AVELLINO – Come e perché è fallito il tentativo dell’Italia repubblicana di garantire un vero sviluppo del Sud. Perché la classe dirigente del Paese è andata ad infrangersi contro gli scogli della corruzione, dell’inefficienza, del disordine civile. Di questi ed altri temi ha discusso, dando risposte graffianti, il professor Gilberto Marselli, studioso dei problemi del Mezzogiorno, componente di quel mitico gruppo di meridionalisti che, guidato da Manlio Rossi Doria, operò nella facoltà di agraria di Portici quando si tentò con la riforma fondiaria, la Cassa per il Mezzogiorno e riforme sociali che il dopoguerra imponeva di liberare la società italiana da arretratezze e dalla mancanza di sviluppo economico.

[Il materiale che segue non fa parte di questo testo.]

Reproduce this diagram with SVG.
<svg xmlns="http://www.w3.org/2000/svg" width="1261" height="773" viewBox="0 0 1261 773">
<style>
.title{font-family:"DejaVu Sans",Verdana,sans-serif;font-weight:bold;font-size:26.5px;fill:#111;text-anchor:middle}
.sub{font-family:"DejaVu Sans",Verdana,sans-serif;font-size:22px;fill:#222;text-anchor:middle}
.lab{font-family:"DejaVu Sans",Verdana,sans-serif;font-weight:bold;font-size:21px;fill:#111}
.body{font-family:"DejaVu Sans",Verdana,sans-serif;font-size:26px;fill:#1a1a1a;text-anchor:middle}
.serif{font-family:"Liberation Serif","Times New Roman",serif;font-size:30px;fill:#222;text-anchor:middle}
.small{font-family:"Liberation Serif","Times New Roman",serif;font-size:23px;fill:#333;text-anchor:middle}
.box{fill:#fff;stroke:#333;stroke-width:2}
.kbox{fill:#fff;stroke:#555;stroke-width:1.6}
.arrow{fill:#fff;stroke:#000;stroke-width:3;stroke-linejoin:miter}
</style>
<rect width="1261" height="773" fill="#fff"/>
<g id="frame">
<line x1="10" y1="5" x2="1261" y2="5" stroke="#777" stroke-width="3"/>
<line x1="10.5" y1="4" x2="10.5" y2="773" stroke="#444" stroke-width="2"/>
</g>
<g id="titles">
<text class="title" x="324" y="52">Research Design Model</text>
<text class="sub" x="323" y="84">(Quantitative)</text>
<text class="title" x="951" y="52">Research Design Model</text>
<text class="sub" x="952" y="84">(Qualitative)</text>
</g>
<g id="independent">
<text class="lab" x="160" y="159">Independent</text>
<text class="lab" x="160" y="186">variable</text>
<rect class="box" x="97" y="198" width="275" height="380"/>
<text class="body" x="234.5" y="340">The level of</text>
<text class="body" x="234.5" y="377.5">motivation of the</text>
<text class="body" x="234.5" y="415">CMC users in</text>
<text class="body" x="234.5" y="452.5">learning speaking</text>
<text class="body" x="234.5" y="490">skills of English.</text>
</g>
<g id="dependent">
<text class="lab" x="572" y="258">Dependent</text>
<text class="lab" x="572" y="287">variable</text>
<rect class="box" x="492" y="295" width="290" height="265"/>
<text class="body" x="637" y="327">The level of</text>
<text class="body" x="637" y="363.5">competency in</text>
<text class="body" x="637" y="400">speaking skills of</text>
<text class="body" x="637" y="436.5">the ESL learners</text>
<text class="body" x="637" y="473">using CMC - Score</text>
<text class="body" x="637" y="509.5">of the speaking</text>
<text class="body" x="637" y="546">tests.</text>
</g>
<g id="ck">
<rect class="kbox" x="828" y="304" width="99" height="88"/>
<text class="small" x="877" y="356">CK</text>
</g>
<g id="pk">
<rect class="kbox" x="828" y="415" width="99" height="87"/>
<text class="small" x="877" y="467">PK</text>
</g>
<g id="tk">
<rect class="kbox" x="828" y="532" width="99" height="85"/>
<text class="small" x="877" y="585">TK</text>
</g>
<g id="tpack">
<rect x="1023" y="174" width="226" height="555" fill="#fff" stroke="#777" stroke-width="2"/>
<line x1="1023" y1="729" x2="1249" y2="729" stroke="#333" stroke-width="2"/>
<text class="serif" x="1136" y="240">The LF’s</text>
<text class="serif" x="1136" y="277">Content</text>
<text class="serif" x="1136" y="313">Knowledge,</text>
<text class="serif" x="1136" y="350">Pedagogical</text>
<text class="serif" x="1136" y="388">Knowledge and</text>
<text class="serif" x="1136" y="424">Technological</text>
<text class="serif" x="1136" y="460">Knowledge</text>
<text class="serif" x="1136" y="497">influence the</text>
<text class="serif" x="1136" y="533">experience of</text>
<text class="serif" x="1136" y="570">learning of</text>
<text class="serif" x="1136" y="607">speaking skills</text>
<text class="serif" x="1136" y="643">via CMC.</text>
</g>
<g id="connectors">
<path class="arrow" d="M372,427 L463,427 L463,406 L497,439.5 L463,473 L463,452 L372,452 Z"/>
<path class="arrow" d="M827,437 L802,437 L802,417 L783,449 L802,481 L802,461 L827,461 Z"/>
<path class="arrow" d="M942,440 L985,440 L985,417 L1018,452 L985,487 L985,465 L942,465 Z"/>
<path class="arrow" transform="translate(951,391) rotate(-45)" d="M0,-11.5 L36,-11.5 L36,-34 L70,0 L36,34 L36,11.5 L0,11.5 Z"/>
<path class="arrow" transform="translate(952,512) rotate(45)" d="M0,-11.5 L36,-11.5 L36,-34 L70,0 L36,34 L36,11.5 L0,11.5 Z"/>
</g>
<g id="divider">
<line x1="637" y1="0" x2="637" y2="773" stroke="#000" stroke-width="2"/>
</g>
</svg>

Precisa la ricostruzione di Marselli (nella foto, il terzo da sinistra) che ha animato la discussione svoltasi presso la chiesa del Carmine di Avellino per iniziativa dell’associazione centrosinistra alternativo. Introdotto da Michele Candela e “provocato” da Generoso Picone, Amalio Santoro e cittadini presenti in sala, Marselli ha innanzi tutto individuato nella annacquata (dai partiti) riforma fondiaria la causa prima della mancata distruzione della millenaria soggezione dei contadini del Sud ai proprietari dei latifondi, ovvero a quella che era sempre stata vista come la parassitaria classe dirigente meridionale.

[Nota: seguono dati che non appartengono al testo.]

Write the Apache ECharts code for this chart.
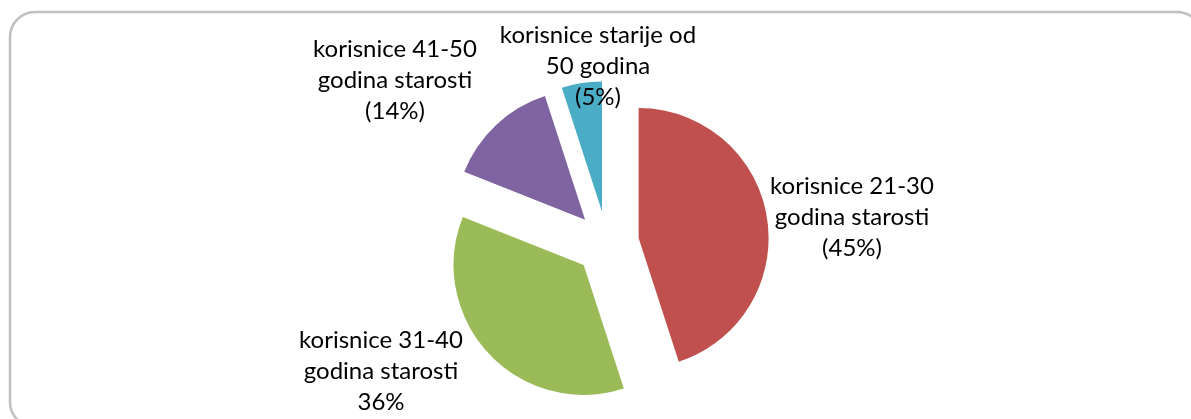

Altra sconfitta fu il progressivo cambiamento da straordinario ad ordinario (fino alla scomparsa della Cassa) dell’intervento statale a favore del Sud. Ma, soprattutto, ha ricordato il professor Marselli, è stato il tradimento della filosofia meridionalista tracciata da Manlio Rossi Doria e dal suo gruppo di Portici: “Noi volevamo lo sviluppo ed anche l’industrializzazione senza sconvolgere gli equilibri della società contadina allora predominante. Invece l’industria ed il consumismo hanno stravolto tutto”. Inoltre, ha aggiunto Marselli, i miti del consumismo e della vita diversa al Nord hanno spinto i meridionali a cercare il lavoro altrove.

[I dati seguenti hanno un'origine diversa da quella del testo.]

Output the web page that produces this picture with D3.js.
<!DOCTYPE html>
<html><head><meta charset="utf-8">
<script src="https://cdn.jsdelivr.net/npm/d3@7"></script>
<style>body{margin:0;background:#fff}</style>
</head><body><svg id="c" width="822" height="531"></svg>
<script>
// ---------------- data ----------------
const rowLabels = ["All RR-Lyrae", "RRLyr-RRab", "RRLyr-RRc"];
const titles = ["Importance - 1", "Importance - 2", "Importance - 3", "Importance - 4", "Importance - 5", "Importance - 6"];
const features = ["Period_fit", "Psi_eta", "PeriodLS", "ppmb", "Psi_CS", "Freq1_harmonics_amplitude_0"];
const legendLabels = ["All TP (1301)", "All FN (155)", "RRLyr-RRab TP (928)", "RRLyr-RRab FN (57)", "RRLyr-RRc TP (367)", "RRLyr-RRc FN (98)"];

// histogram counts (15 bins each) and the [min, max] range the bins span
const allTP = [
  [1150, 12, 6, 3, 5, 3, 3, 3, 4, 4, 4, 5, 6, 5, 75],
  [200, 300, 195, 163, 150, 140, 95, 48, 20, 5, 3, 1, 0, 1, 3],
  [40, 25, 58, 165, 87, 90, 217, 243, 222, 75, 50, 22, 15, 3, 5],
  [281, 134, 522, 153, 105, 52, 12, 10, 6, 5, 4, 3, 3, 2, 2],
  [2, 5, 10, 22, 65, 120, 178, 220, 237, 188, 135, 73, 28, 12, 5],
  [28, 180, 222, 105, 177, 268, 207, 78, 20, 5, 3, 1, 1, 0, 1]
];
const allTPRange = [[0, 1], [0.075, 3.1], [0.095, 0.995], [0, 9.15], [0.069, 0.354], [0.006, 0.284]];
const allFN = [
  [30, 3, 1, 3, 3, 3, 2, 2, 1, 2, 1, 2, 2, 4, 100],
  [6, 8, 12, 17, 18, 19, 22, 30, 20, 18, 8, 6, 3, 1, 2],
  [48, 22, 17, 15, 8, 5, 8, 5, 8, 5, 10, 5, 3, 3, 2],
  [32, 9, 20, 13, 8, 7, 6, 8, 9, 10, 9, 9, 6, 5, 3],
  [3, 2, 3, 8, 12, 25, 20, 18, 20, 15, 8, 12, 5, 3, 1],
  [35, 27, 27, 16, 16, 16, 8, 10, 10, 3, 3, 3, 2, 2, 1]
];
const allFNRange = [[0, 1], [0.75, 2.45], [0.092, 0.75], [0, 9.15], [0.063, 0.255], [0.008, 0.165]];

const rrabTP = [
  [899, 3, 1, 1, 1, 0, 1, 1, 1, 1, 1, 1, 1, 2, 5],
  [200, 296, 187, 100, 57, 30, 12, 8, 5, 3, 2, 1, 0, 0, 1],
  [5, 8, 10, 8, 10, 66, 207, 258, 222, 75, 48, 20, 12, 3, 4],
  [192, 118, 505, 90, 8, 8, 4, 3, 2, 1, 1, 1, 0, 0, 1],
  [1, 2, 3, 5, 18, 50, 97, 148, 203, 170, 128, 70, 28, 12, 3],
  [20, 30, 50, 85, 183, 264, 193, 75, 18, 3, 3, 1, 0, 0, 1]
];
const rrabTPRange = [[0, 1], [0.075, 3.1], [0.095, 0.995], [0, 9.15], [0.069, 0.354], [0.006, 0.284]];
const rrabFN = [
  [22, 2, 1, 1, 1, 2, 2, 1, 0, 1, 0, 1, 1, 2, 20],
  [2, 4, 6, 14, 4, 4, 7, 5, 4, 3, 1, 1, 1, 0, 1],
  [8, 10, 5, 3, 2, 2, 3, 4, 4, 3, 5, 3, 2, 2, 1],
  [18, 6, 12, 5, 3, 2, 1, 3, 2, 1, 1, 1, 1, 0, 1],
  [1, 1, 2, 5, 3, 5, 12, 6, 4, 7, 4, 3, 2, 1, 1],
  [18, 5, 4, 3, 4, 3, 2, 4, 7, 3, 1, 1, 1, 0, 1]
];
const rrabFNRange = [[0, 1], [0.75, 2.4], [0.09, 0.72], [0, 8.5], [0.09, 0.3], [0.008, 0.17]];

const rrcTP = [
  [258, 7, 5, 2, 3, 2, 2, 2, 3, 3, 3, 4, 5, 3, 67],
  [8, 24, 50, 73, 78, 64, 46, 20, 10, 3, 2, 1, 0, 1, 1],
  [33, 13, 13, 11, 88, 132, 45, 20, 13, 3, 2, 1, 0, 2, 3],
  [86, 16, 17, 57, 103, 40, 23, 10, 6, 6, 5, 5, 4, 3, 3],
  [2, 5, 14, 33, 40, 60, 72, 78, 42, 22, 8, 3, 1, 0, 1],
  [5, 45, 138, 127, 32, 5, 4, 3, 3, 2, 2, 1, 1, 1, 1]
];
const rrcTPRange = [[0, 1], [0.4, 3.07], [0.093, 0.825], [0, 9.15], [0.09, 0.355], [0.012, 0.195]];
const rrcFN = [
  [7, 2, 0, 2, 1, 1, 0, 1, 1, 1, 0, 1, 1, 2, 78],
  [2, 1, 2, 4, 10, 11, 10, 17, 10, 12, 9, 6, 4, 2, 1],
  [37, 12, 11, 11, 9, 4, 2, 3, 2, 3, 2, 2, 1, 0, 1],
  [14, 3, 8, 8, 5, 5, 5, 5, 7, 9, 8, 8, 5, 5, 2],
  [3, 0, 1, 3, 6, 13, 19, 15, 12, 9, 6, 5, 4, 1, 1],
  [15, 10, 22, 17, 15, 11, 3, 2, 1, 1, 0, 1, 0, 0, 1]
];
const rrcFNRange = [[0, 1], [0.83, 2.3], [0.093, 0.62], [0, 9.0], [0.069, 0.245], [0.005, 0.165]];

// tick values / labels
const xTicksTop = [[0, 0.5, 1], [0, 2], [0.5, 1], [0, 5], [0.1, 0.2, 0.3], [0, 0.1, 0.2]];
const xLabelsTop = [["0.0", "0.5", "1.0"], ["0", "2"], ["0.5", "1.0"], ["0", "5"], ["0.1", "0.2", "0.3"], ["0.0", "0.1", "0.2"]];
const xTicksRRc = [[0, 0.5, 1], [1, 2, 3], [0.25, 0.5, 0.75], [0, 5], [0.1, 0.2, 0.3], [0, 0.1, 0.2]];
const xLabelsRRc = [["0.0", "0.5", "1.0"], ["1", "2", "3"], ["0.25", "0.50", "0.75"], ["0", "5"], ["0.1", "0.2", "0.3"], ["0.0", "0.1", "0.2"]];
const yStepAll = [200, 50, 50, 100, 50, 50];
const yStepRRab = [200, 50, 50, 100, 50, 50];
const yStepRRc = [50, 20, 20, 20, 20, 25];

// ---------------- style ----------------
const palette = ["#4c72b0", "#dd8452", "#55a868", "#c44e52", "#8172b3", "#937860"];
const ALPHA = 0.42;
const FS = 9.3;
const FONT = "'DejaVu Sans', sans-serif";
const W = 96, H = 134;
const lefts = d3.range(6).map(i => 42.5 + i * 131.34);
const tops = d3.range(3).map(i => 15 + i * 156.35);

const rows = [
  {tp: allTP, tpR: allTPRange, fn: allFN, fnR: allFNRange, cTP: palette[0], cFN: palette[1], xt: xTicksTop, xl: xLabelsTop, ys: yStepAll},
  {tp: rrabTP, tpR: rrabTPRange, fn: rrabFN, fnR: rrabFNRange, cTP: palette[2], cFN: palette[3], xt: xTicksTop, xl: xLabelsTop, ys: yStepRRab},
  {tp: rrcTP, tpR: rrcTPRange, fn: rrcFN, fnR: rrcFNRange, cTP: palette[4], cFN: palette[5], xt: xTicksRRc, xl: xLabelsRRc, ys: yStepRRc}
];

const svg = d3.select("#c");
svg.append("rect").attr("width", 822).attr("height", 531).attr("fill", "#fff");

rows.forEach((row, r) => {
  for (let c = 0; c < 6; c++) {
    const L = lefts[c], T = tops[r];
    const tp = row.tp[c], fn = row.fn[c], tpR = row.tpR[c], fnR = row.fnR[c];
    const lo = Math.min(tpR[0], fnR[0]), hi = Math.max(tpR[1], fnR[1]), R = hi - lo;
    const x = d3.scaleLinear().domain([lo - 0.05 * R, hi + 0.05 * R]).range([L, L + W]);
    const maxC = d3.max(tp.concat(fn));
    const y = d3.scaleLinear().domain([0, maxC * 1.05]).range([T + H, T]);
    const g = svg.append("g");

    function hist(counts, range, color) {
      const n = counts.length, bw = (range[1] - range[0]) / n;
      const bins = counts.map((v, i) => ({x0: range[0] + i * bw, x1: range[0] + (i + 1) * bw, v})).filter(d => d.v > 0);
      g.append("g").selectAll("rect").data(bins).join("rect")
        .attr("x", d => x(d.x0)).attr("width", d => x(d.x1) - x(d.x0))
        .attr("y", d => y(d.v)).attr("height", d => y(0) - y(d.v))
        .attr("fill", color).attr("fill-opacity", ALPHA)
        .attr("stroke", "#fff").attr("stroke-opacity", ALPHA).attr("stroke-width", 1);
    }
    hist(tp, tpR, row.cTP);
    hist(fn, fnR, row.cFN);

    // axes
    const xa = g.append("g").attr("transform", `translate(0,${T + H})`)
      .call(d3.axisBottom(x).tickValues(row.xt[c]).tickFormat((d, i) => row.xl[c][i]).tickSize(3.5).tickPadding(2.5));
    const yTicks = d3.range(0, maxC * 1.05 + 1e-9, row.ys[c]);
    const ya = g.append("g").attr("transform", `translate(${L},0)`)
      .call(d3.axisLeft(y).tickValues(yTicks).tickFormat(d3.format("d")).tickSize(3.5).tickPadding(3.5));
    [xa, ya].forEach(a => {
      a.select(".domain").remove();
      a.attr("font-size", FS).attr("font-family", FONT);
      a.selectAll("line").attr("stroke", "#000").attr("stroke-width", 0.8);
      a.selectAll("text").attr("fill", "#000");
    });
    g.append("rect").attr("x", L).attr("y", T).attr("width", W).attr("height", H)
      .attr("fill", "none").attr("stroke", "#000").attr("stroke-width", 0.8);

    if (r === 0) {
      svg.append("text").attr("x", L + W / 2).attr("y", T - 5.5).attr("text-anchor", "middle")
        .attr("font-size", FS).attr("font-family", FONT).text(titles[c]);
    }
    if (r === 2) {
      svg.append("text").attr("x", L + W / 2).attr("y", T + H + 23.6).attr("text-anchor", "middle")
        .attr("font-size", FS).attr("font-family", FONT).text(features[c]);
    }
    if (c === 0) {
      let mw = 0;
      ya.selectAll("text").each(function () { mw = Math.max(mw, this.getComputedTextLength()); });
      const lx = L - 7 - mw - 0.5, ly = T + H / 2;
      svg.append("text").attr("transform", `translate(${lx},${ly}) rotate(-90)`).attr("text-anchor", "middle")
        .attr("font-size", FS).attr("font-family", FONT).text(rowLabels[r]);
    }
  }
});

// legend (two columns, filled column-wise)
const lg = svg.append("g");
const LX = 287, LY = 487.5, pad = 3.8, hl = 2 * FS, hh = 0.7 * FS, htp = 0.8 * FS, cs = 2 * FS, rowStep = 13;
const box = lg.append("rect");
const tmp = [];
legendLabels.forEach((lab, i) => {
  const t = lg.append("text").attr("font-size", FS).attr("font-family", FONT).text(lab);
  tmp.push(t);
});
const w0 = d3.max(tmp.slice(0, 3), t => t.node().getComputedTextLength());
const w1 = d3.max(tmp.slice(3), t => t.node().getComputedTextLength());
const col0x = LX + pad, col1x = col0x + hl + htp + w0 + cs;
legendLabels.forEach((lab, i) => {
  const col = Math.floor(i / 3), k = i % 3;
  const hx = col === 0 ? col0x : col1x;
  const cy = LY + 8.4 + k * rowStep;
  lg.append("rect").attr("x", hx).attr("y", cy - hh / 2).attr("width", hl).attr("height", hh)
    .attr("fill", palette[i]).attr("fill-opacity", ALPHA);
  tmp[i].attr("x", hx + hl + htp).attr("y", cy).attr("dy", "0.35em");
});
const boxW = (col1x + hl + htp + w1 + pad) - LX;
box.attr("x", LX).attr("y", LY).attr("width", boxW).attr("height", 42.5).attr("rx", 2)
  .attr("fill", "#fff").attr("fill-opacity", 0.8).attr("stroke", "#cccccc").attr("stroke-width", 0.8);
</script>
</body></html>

Dal 1951 al 1971 ben quattro milioni e settecentomila cittadini meridionali lasciarono le loro case per trasferirsi al Nord. Una cifra impressionante in vent’anni se si considera che la grande emigrazione tra fine Ottocento ed inizio Novecento, durata sessant’anni, vide andar via dieci milioni di persone. Per lo studioso napoletano, comunque, rimane lo scarso senso della comunità il difetto ed il problema più grave dei meridionali. Il cosiddetto familismo amorale individuato dallo studioso americano Edward Banfield come la causa della rovina del Sud, per Marselli va meglio visto come la primazia della famiglia rispetto a qualsiasi altra entità o istituzione, nel senso che, in caso di bisogno, la famiglia eventualmente si rivolge ad un’altra famiglia. Mai alle istituzioni.
Nei ricordi di Marselli anche un riferimento alla faziosità della politica: “Quando ero senatore socialista fui accusato – ha detto – da un risoluto esponente della sinistra del Psi, quella lombardiana, di essere un conservatore. Quel rabbioso lombardiano sapete chi era? L’on. Cicchitto”. “Una volta – ha concluso Marselli condannando la piaga del tarsformismo – i naviganti solcavano i mari senza bussola. Oggi che c’è la bussola, la classe politica non sa neppure dove dirigersi”.